Com certeza, o carro. Para vocês terem uma ideia de onde vamos: imagina você carregar gasolina e dirigir 300km até que uma estrada acabe, depois você dirige mais 80km seguindo marcas de pneu e linhas que marcamos pelas fotos satelitais. Daí você começa a dirigir por dias em lugares que nem marca de pneu tem. No caminho você tem que atravessar rios, regiões com quase um metro de neve, salares, campos de pedra pomes, campos de pedras afiadas como vidro, campos de talco vulcânico e etc. Aí você para o carro num lugar que venta 100km/h e faz 30 abaixo de zero à noite. Ali você acampa e vai escalar uma montanha desconhecida. Digamos que isso não é muito saudável para o carro. Claro que, se algo der errado, apertamos o SOS no nosso SPOT Gen3 para chamar um resgate. Só que mesmo assim os riscos são imensos. Fora o carro temos as rotas de escalada que também são completamente desconhecidas. Usamos apenas a nossa experiência para escolher os melhores (ou menos piores) caminhos para chegar aos cumes de uma forma segura. Certamente todas essas incertezas fazem tudo ser tão mágico e, por isso, nos atraem tanto.
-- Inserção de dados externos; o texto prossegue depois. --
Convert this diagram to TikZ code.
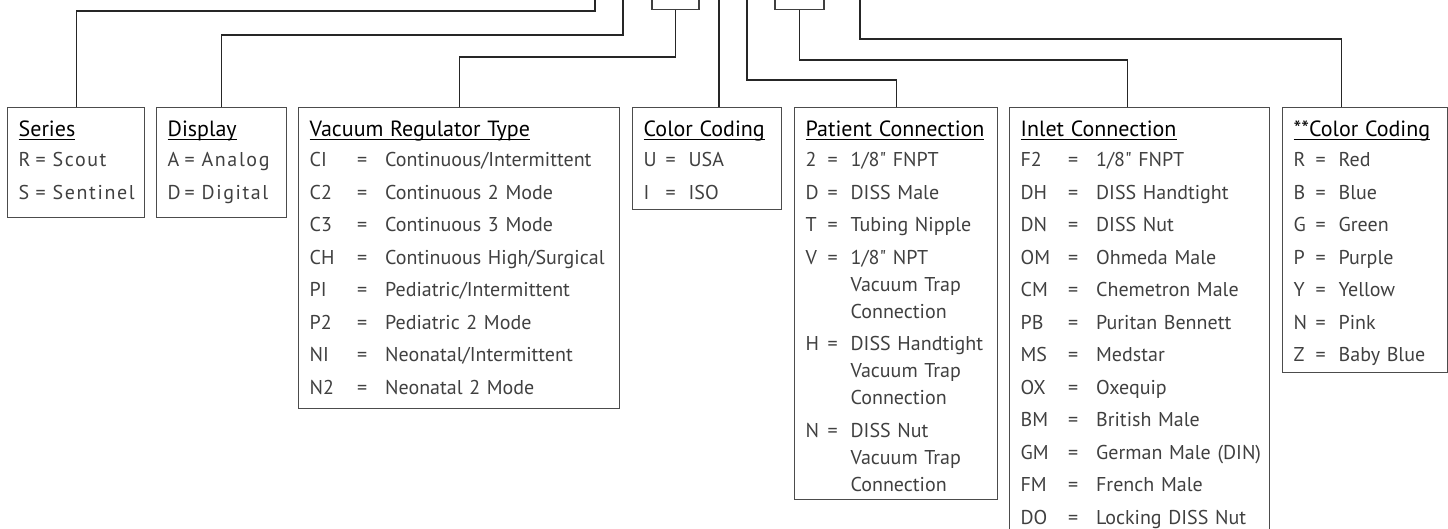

Para vocês, o que significa estar redescobrindo montanhas e ruínas isoladas como essas?
Uma grande contribuição para o conhecimento. Fazer parte da história de um lugar não é algo que acontece todos os dias. Desde crianças sempre lemos histórias dos exploradores dos Andes agora nos sentirmos como eles.
Qual é a sensação de descobrir um local completamente isolado, onde o único traço de civilização são suposições de que havia, há séculos, um povoado ali?
É incomparável. Nos sentimos como parte do filme do Indiana Jones, com a diferença de que não tem gente má tentando nos matar. Aliás, seria bem legal se tivesse mais gente para dividir essas conquistas todas
Que impacto a descoberta destas montanhas trará para o montanhismo na América do Sul?
Esperamos que seja grande e traga atenção de várias disciplinas como cartografia e arqueologia. Mas, além disso, queremos divulgar mais o esporte. O fato de se tratar de brasileiros, que nem montanhas nevadas têm em seu país, é algo um tanto curioso. Não procuramos inveja dos outros ou qualquer coisa negativa. Para garantir isso, divulgamos todo o nosso trabalho de forma gratuita. Nossos mapas de GPS são algo muito valioso para montanhistas que podem ir para essas regiões no futuro. Nós marcamos pontos de água, refúgios, condições de estradas, altitude de cumes e até minas terrestres! Tudo isso é cedido gratuitamente para contribuir com o esporte. Qualquer um no Brasil pode acompanhar a nossa expedição em tempo real. As pequenas unidades Gen3 permitem que as pessoas vejam a nossa posição sendo atualizada a cada dois minutos e meio!
Se este projeto for bem-sucedido, vocês pretendem explorar outras montanhas virgens pelo mundo?
Já começamos. O MEF (Mount Everest Foundation), principal patrocinador da expedição exploratória, já pediu que rodemos o nosso programa de achar montanhas no Himalaia para descobrir quais são as montanhas virgens que têm por lá. Ideias não faltam! Já temos o projeto de explorar dezenas de cadeias montanhosas pelo mundo!
Quando o projeto acabar, qual o próximo passo?
Suzie tem que dar uma palestra na Universidade de Leicester, no Reino Unido. Depois vai para a Bélgica e EUA, em dezembro. Pedro vai ao Brasil guiar expedições e dar alguns cursos de escalada. Ele volta para os Andes em dezembro para levar clientes numa região próxima daqui.
Maximo vai para a Antártida escalar o Monte Vinson com o Gustavo Ziller. Em dezembro, ele ainda vai guiar o Aconcágua escalar mais duas montanhas. A ideia é voltarmos a escalar mais montanhas como estas em março!